Note I do not condone such activity....
I always either disable voice search on my devices or (on systems where I might use it) change the magic phrase to something that nobody else will accidentally / intentionally trigger.
Though only time I use voice control is to occasionally fire up navigation in car (avoids having to park up to operate it by hand)
If it is more than a short drive, pulling over to answer a text or an email must also be a drag.
Even a couple of goes at voice control is worth the effort, especially where you can't stop legally or safely.
Or you could just drive one-handed with a giant, opaque phone against your head through a red light at a large interchange with loads of cars starting to cross like I saw yesterday.
Even worse than the Smart car (not the driver though) driving over the pedestrian crossing at the red light I was waiting at, crawled into the crossroads, looked left and right and drove across.

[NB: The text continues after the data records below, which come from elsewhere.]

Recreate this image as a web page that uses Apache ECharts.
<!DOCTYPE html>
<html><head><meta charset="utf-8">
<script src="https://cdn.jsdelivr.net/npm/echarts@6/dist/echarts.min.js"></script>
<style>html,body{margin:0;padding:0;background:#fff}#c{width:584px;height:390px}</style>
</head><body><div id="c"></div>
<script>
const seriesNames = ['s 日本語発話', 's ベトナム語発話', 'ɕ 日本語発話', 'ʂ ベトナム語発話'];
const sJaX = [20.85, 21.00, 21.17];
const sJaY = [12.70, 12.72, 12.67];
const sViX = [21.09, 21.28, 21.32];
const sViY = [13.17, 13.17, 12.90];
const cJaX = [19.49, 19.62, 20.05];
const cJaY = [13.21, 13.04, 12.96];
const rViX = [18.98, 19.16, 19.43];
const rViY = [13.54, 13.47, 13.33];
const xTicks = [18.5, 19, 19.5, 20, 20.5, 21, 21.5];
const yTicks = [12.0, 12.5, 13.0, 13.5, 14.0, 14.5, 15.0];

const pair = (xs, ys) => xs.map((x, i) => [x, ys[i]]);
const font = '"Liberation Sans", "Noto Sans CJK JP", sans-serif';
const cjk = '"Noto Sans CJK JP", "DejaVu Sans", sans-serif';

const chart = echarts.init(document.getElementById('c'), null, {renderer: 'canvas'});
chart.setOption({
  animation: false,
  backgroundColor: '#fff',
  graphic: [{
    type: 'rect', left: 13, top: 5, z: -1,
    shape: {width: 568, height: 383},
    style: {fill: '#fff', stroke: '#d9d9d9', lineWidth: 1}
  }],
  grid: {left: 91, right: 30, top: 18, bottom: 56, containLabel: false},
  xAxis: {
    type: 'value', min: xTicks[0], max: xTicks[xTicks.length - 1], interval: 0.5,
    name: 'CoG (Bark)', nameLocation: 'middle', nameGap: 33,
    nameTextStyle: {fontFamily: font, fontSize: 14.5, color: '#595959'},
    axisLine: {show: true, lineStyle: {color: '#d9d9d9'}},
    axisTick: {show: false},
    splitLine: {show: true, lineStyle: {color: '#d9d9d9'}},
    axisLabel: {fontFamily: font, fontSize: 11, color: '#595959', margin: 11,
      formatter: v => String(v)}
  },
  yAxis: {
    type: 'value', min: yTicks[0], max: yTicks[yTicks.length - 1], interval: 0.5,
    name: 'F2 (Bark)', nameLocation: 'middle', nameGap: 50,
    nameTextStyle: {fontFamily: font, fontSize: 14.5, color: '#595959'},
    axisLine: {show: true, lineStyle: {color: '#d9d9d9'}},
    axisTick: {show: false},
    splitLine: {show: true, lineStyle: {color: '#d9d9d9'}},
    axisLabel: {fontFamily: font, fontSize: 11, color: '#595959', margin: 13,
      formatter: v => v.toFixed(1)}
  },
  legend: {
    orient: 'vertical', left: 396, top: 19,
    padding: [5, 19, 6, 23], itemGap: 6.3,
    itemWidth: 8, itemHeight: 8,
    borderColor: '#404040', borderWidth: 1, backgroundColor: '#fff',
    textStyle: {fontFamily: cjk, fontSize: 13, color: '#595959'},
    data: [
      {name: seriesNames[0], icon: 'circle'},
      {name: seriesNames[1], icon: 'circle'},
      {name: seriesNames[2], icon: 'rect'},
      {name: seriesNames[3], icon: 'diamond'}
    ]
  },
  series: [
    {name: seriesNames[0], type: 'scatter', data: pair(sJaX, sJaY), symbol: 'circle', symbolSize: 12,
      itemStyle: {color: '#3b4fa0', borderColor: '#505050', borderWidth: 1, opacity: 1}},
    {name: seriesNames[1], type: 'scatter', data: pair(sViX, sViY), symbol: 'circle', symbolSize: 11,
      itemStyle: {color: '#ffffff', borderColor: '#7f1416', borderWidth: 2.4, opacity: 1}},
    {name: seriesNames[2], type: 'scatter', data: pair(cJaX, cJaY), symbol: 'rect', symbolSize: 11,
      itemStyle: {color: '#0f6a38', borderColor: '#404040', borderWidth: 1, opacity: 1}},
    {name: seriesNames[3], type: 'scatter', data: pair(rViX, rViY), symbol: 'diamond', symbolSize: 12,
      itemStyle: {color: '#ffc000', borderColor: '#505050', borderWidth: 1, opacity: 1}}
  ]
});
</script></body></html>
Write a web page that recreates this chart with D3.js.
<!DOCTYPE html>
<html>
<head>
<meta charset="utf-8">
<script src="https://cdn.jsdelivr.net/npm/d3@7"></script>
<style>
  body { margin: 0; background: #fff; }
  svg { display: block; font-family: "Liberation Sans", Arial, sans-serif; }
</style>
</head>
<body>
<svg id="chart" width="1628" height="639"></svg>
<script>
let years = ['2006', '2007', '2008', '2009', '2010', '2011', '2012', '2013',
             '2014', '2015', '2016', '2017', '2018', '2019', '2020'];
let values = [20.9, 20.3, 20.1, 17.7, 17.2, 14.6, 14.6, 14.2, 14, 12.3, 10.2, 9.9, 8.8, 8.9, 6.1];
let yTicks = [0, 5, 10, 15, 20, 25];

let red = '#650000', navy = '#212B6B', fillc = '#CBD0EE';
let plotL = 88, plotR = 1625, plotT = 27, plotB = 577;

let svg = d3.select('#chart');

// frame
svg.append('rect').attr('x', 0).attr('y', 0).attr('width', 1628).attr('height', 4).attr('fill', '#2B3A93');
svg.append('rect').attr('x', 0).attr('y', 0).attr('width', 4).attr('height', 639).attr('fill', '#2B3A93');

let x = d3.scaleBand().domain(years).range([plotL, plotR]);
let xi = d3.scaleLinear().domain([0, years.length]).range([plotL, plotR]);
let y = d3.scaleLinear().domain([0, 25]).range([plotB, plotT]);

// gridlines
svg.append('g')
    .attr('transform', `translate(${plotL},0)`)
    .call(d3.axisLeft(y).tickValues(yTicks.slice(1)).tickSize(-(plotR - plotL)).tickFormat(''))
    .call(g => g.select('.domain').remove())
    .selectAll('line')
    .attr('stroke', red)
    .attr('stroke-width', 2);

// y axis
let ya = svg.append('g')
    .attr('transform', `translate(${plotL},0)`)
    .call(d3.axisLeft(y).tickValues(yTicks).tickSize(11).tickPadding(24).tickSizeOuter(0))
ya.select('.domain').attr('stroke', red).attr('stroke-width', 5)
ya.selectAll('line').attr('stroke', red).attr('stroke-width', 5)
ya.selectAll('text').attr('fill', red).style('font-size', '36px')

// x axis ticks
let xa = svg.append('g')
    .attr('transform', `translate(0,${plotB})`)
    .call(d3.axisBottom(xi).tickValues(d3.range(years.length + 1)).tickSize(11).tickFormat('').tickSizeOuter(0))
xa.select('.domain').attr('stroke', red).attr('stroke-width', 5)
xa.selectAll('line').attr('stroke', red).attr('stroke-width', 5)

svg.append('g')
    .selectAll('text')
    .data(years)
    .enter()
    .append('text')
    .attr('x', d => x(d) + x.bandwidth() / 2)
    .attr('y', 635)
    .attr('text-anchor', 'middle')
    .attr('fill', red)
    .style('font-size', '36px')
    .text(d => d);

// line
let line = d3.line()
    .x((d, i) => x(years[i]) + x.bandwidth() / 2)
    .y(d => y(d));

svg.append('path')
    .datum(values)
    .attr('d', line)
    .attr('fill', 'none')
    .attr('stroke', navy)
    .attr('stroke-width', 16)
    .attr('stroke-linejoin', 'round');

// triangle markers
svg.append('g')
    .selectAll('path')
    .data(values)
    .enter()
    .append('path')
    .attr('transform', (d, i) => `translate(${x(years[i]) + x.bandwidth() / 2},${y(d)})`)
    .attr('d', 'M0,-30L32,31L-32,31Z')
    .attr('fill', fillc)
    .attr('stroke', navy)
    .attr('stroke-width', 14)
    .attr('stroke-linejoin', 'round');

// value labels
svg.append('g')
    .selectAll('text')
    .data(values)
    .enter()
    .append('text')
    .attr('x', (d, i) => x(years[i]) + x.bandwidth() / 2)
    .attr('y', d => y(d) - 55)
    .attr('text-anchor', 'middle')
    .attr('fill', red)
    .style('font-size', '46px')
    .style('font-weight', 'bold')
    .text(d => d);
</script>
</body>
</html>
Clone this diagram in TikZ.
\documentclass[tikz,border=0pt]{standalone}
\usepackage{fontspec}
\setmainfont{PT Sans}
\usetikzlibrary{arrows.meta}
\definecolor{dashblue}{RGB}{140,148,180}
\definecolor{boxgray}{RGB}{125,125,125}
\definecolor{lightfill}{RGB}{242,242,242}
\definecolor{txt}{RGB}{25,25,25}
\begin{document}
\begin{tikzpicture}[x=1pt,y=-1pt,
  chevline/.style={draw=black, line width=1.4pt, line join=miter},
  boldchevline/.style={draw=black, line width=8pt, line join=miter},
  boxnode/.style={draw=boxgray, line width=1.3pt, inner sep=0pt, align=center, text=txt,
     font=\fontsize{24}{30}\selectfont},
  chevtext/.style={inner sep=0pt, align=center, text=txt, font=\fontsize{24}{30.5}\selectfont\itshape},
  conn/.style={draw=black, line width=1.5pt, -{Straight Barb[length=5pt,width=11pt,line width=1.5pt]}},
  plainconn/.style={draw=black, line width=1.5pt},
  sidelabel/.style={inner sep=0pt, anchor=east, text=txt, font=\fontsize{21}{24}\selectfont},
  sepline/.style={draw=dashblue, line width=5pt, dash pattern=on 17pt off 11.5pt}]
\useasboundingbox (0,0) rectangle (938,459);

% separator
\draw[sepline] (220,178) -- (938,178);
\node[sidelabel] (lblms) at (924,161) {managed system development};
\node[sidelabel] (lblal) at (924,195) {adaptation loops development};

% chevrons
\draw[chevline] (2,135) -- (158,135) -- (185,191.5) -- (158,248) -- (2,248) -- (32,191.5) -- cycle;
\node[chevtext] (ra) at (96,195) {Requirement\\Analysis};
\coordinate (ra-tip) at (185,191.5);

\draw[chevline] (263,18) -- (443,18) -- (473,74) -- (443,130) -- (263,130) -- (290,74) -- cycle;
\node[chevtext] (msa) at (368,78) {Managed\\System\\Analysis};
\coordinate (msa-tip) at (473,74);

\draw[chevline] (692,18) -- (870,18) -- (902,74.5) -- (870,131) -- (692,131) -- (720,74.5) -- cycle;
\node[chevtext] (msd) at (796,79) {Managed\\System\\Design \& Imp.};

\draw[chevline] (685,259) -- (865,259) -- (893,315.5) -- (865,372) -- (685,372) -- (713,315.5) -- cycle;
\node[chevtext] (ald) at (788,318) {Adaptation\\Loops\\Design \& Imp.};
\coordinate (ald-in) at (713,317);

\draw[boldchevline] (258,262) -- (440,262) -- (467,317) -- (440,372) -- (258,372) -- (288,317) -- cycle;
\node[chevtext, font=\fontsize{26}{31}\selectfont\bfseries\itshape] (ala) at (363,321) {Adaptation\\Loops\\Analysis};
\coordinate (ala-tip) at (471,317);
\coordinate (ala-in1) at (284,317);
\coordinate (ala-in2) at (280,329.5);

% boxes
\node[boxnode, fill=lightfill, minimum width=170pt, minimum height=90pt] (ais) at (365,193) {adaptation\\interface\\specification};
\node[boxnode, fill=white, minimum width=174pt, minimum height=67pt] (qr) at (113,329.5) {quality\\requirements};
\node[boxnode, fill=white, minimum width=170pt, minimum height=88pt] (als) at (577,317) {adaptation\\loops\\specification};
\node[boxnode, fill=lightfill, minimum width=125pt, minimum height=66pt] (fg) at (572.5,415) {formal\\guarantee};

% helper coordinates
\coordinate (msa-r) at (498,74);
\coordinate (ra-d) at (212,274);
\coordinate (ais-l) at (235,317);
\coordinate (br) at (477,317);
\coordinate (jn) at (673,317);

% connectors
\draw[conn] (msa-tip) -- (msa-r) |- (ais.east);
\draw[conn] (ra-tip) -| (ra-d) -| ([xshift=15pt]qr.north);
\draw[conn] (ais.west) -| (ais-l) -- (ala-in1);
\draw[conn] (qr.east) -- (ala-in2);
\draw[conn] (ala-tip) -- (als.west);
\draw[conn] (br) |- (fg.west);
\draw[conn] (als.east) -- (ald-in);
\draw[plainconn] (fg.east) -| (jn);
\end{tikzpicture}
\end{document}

Red lights soon to be advisory only, yield, not even stop and yield, apparently. As indicators have already become sadly.
"If it is more than a short drive, pulling over to answer a text or an email must also be a drag."
Why would you need to pull over? If it's urgent, they wouldn't have sent a text or email. If you're doing a long drive you'll be stopping at least every couple of hours or so for a rest or toilet break anyway, so why is it such a big problem to just wait?